I use to be a huge Mase fan when I was in highschool. He use to rap about tales of a place called Harlem World. He told stories about money flying out of the sky. He told stories of beautiful glittery women dancing on the streets. Puff Daddy was another storyteller!! He told similiar stories of people harlem shaking in the streets. Colorful streets, people happy dacing, face painting,shit you would think they were serving cotton candy 24/7!!! They both made me believe this place was a real sesame street. They made me believe money flew out the sky!!! I believed these muthafuckers!!!
I went to Harlem World and boy was in for a real big suprise. First of all its not even a world it not even a damn borough!!! See when u ask a local ignorant NewYorker were are they from you will probably hear Harlem, Queens Bridge, Brownsville or Brook-lawn(shaking my head) the X and rickers island!!! No one knows well most do Harlem is located in Manhattan and is just a area location. That was the first lie!!

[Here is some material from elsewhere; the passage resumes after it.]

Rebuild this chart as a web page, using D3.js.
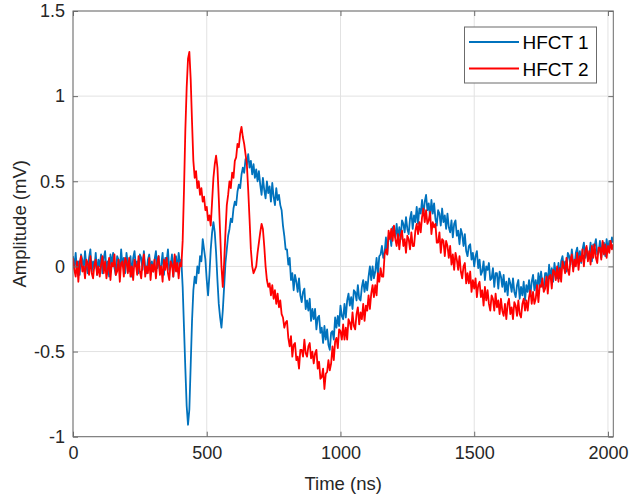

Second were was the Harlem shakers, Their were none just crackheads!!! They appeared to be dancing but they were itching for more drugs that piece of Micheal Phelp swimming through their veins!! Instead of money flyin out of the sky, I saw stick up kids emptying people pockets for their hard earned money!!! I want up their with my shiny suit all ready to join the festivities and the only one dressed like me was a old as pimp stuck in the Kurtis blow era!! As matter fact my shiny suit was yellow just like in the video and cops gave me a ticket for unproper use of high beams, then I almost got my suit taken from a hatian voodoo princess because she thought I was some type of sun god. I was like what have these people done to Mase's Harlem world. I screamed Mase!!!!!!!. Then everyone stopped and looked at me with anger in their face. These people don't even like mase as one person threw a brick my way!!! "You and Mase go fuck yourself" they said.
Harlem World doesn't exist I can't believe this shit Why why whyyyyyyyyyy. Mase almost got me killed then I though I saw the dancing women and they were prostitutes, hookers, jezebels, tramps!!!!
Never again will I believe rap again!!!